En definitiva, de un mal que era “relativo” porque hundía sus raíces en la historia, parece que hemos pasado a uno que aparece en la historia como una interrupción, como un relámpago, causa grandes estragos y luego se desvanece entre la niebla.

Esta imagen expresa muy bien el espíritu de nuestro tiempo, pero, ¿hasta qué punto podemos darle crédito? Aunque haya cosas tan malas que quisiéramos subrayar nuestro desacuerdo con ellas diciendo que son “absolutamente” malas, no podemos nunca conseguir que esa “condena absoluta” de ciertas acciones o conductas exima a sus autores de su pertenencia a la misma condición humana de la que formamos parte sus testigos y sus víctimas. El mal no es nunca “absoluto” en el sentido de que proceda de un principio oscuro cósmico o infernal; la raíz de la que proceden todos los males es la libertad. Precisamente por eso hemos de desconfiar intransigentemente de todos aquellos que nos prometen, en cualquiera de las muchas versiones de esta promesa, acabar definitiva y absolutamente con el mal, porque ello sólo podría hacerse al precio de extirpar del mundo toda libertad. Lo cual no significa, por supuesto, que tengamos que aceptar mansamente las atrocidades, empezando por la barbarie del terrorismo.
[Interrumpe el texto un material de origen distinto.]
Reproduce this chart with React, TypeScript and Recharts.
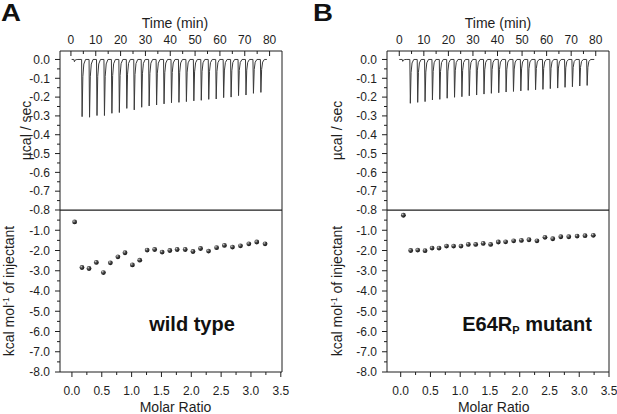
import React from 'react';
import { LineChart, Line, ScatterChart, Scatter, XAxis, YAxis, ReferenceLine } from 'recharts';

const FONT = '"Liberation Sans", Arial, Helvetica, sans-serif';
const INK = '#1e1e1e';

// raw thermograms: start of each injection (min) and depth of its peak (µcal/sec)
const injectionTimes = [1.2, 4.3, 7.3, 10.3, 13.3, 16.3, 19.3, 22.3, 25.3, 28.3, 31.3, 34.3, 37.3, 40.3, 43.3, 46.3, 49.3, 52.3, 55.3, 58.3, 61.3, 64.3, 67.3, 70.3, 73.3, 76.3];
const peaksWildType = [-0.012, -0.304, -0.307, -0.298, -0.298, -0.286, -0.282, -0.26, -0.268, -0.254, -0.247, -0.242, -0.236, -0.23, -0.228, -0.224, -0.22, -0.217, -0.212, -0.21, -0.203, -0.2, -0.192, -0.189, -0.18, -0.175];
const peaksMutant = [-0.01, -0.233, -0.228, -0.224, -0.215, -0.212, -0.206, -0.201, -0.198, -0.193, -0.189, -0.184, -0.18, -0.177, -0.173, -0.17, -0.167, -0.164, -0.161, -0.159, -0.155, -0.152, -0.148, -0.145, -0.141, -0.138];

// look of one injection peak: minutes after the injection, share of the peak depth
const peakProfile = [[0, 0], [0.2, 1], [0.5, 0.3], [0.9, 0.08], [1.6, 0]];

// integrated heats per injection (kcal/mol of injectant)
const molarRatio = [0.045, 0.168, 0.286, 0.409, 0.527, 0.644, 0.77, 0.889, 1.013, 1.136, 1.26, 1.386, 1.511, 1.64, 1.763, 1.898, 2.028, 2.155, 2.289, 2.424, 2.555, 2.69, 2.824, 2.964, 3.097, 3.236];
const heatWildType = [-0.59, -2.84, -2.89, -2.59, -3.09, -2.61, -2.31, -2.11, -2.71, -2.48, -1.98, -1.95, -2.08, -2.0, -1.95, -1.95, -2.05, -1.9, -2.03, -1.86, -1.75, -1.83, -1.77, -1.67, -1.58, -1.67];
const heatMutant = [-0.26, -2.0, -1.98, -2.01, -1.88, -1.88, -1.78, -1.78, -1.78, -1.7, -1.7, -1.65, -1.7, -1.58, -1.57, -1.52, -1.5, -1.47, -1.52, -1.35, -1.42, -1.32, -1.32, -1.29, -1.27, -1.25];

// axis ticks
const timeMajor = [0, 10, 20, 30, 40, 50, 60, 70, 80];
const timeMinor = [5, 15, 25, 35, 45, 55, 65, 75];
const rawMajor = [0, -0.1, -0.2, -0.3, -0.4, -0.5, -0.6, -0.7, -0.8];
const rawMinor = [-0.05, -0.15, -0.25, -0.35, -0.45, -0.55, -0.65, -0.75];
const heatMajor = [-1, -2, -3, -4, -5, -6, -7, -8];
const heatMinor = [-0.5, -1.5, -2.5, -3.5, -4.5, -5.5, -6.5, -7.5];
const ratioMajor = [0, 0.5, 1, 1.5, 2, 2.5, 3, 3.5];
const ratioMinor = [0.25, 0.75, 1.25, 1.75, 2.25, 2.75, 3.25];

function buildTrace(peaks: number[], start: number, end: number) {
  const rows = [{ t: start, v: 0 }];
  injectionTimes.forEach((t0, i) => {
    peakProfile.forEach(([dt, f]) => rows.push({ t: t0 + dt, v: peaks[i] * f }));
  });
  rows.push({ t: end, v: 0 });
  return rows;
}

const oneDecimal = (v: number) => v.toFixed(1);
const whole = (v: number) => String(v);

type Side = 'top' | 'left' | 'bottom';

const makeTick = (side: Side, majors: number[], fmt: (v: number) => string) => (props: any) => {
  const { x, y, payload } = props;
  const v = payload.value;
  const major = majors.some((m) => Math.abs(m - v) < 1e-9);
  const len = major ? 5 : 3;
  const txt = { fontSize: 12, fontFamily: FONT, fill: INK };
  if (side === 'top') {
    return (
      <g>
        <line x1={x} y1={y} x2={x} y2={y + len} stroke={INK} />
        {major && <text x={x} y={y - 7} textAnchor="middle" {...txt}>{fmt(v)}</text>}
      </g>
    );
  }
  if (side === 'left') {
    return (
      <g>
        <line x1={x - len} y1={y} x2={x} y2={y} stroke={INK} />
        {major && <text x={x - 10} y={y + 4.3} textAnchor="end" {...txt}>{fmt(v)}</text>}
      </g>
    );
  }
  return (
    <g>
      <line x1={x} y1={y} x2={x} y2={y + len} stroke={INK} />
      {major && <text x={x} y={y + 23} textAnchor="middle" {...txt}>{fmt(v)}</text>}
    </g>
  );
};

const SideTitle = (props: any) => {
  const vb = props.viewBox || { x: 0, y: 0, width: 60, height: 160 };
  const cx = vb.x + vb.width - props.gap;
  const cy = vb.y + vb.height / 2;
  return (
    <text x={cx} y={cy} transform={`rotate(-90 ${cx} ${cy})`} textAnchor="middle" fontSize={14} fontFamily={FONT} fill={INK}>
      {props.caption}
      {props.sup && <tspan dy={-5} fontSize={8.5}>{props.sup}</tspan>}
      {props.sup && <tspan dy={5}>{props.rest}</tspan>}
    </text>
  );
};

const AxisTitle = (props: any) => {
  const vb = props.viewBox || { x: 0, y: 0, width: 222, height: 50 };
  return (
    <text x={vb.x + vb.width / 2 + props.dx} y={vb.y + props.baseline} textAnchor="middle" fontSize={14} fontFamily={FONT} fill={INK}>
      {props.caption}
    </text>
  );
};

interface PanelProps {
  left: number;
  width: number;
  marginRight: number;
  letter: string;
  letterX: number;
  nameX: number;
  name: React.ReactNode;
  peaks: number[];
  heats: number[];
  timeDomain: [number, number];
  ratioDomain: [number, number];
  traceStart: number;
  traceEnd: number;
  rawGap: number;
  heatGap: number;
  timeDx: number;
  ratioDx: number;
  id: string;
}

function Panel(p: PanelProps) {
  const trace = buildTrace(p.peaks, p.traceStart, p.traceEnd);
  const points = molarRatio.map((r, i) => ({ r, h: p.heats[i] }));
  const rawDomain: [number, number] = [-0.8, 0.045];
  const heatDomain: [number, number] = [-8, 0];
  const ball = (s: any) => <circle cx={s.cx} cy={s.cy} r={2.4} fill={`url(#ball-${p.id})`} />;

  return (
    <div style={{ position: 'absolute', left: p.left, top: 0, width: p.width, height: 414 }}>
      <div style={{ position: 'absolute', left: p.letterX, top: 4.4, fontFamily: FONT, fontWeight: 700, fontSize: 24, lineHeight: '18px', color: '#111', transform: 'scaleX(1.15)', transformOrigin: 'left top' }}>
        {p.letter}
      </div>
      <div style={{ position: 'absolute', left: 0, top: 0 }}>
        <LineChart width={p.width} height={222} data={trace} margin={{ top: 0, right: p.marginRight, bottom: 12, left: 0 }}>
          <XAxis
            dataKey="t"
            type="number"
            orientation="top"
            domain={p.timeDomain}
            allowDataOverflow
            ticks={[...timeMajor, ...timeMinor]}
            interval={0}
            tickSize={0}
            tickMargin={0}
            height={51}
            axisLine={{ stroke: INK }}
            tick={makeTick('top', timeMajor, whole)}
            label={<AxisTitle caption="Time (min)" baseline={27.7} dx={p.timeDx} />}
          />
          <YAxis
            type="number"
            domain={rawDomain}
            allowDataOverflow
            ticks={[...rawMajor, ...rawMinor]}
            interval={0}
            tickSize={0}
            tickMargin={0}
            width={60}
            axisLine={{ stroke: INK }}
            tick={makeTick('left', rawMajor, oneDecimal)}
            label={<SideTitle caption="µcal / sec" gap={p.rawGap} />}
          />
          <ReferenceLine x={p.timeDomain[1]} stroke={INK} />
          <ReferenceLine y={rawDomain[0]} stroke={INK} />
          <Line type="linear" dataKey="v" stroke="#3a3a3a" strokeWidth={1} dot={false} isAnimationActive={false} />
        </LineChart>
      </div>
      <div style={{ position: 'absolute', left: 0, top: 210 }}>
        <ScatterChart width={p.width} height={204} margin={{ top: 0, right: p.marginRight, bottom: 0, left: 0 }}>
          <defs>
            <radialGradient id={`ball-${p.id}`} cx="35%" cy="32%" r="70%">
              <stop offset="0%" stopColor="#d8d8d8" />
              <stop offset="35%" stopColor="#555" />
              <stop offset="100%" stopColor="#0c0c0c" />
            </radialGradient>
          </defs>
          <XAxis
            dataKey="r"
            type="number"
            domain={p.ratioDomain}
            allowDataOverflow
            ticks={[...ratioMajor, ...ratioMinor]}
            interval={0}
            tickSize={0}
            tickMargin={0}
            height={42}
            axisLine={{ stroke: INK }}
            tick={makeTick('bottom', ratioMajor, oneDecimal)}
            label={<AxisTitle caption="Molar Ratio" baseline={39.5} dx={p.ratioDx} />}
          />
          <YAxis
            dataKey="h"
            type="number"
            domain={heatDomain}
            allowDataOverflow
            ticks={[...heatMajor, ...heatMinor]}
            interval={0}
            tickSize={0}
            tickMargin={0}
            width={60}
            axisLine={{ stroke: INK }}
            tick={makeTick('left', heatMajor, oneDecimal)}
            label={<SideTitle caption="kcal mol" sup="-1" rest=" of injectant" gap={p.heatGap} />}
          />
          <ReferenceLine x={p.ratioDomain[1]} stroke={INK} />
          <ReferenceLine y={heatDomain[1]} stroke={INK} />
          <Scatter data={points} shape={ball} isAnimationActive={false} />
        </ScatterChart>
      </div>
      <div style={{ position: 'absolute', left: p.nameX, top: 314, transform: 'translateX(-50%)', whiteSpace: 'nowrap', fontFamily: FONT, fontWeight: 700, fontSize: 20, lineHeight: '20px', color: '#111' }}>
        {p.name}
      </div>
    </div>
  );
}

export default function App() {
  return (
    <div style={{ position: 'absolute', left: 0, top: 0, width: 617, height: 414, background: '#fff', overflow: 'hidden' }}>
      <Panel
        id="a"
        left={0}
        width={300}
        marginRight={18}
        letter="A"
        letterX={1}
        nameX={192}
        name="wild type"
        peaks={peaksWildType}
        heats={heatWildType}
        timeDomain={[-4.4, 85]}
        ratioDomain={[-0.2, 3.52]}
        traceStart={0.3}
        traceEnd={78.9}
        rawGap={29.5}
        heatGap={46.5}
        timeDx={4}
        ratioDx={4.5}
      />
      <Panel
        id="b"
        left={327}
        width={290}
        marginRight={8}
        letter="B"
        letterX={-14}
        nameX={200}
        name={
          <span>
            E64R<span style={{ fontSize: 11, position: 'relative', top: 2.5 }}>P</span> mutant
          </span>
        }
        peaks={peaksMutant}
        heats={heatMutant}
        timeDomain={[-5, 85.4]}
        ratioDomain={[-0.23, 3.5]}
        traceStart={0}
        traceEnd={79.4}
        rawGap={44.7}
        heatGap={45.5}
        timeDx={0}
        ratioDx={-4.3}
      />
    </div>
  );
}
Lo único que tenemos que hacer mientras las combatimos con todas nuestras fuerzas es recordar que nuestros enemigos están hechos de la misma pasta que nosotros, y que la mezquindad que consiste en justificar el sufrimiento ajeno como un medio necesario para conseguir nuestros fines no es un impulso ajeno a ningún corazón de los miembros de nuestra especie.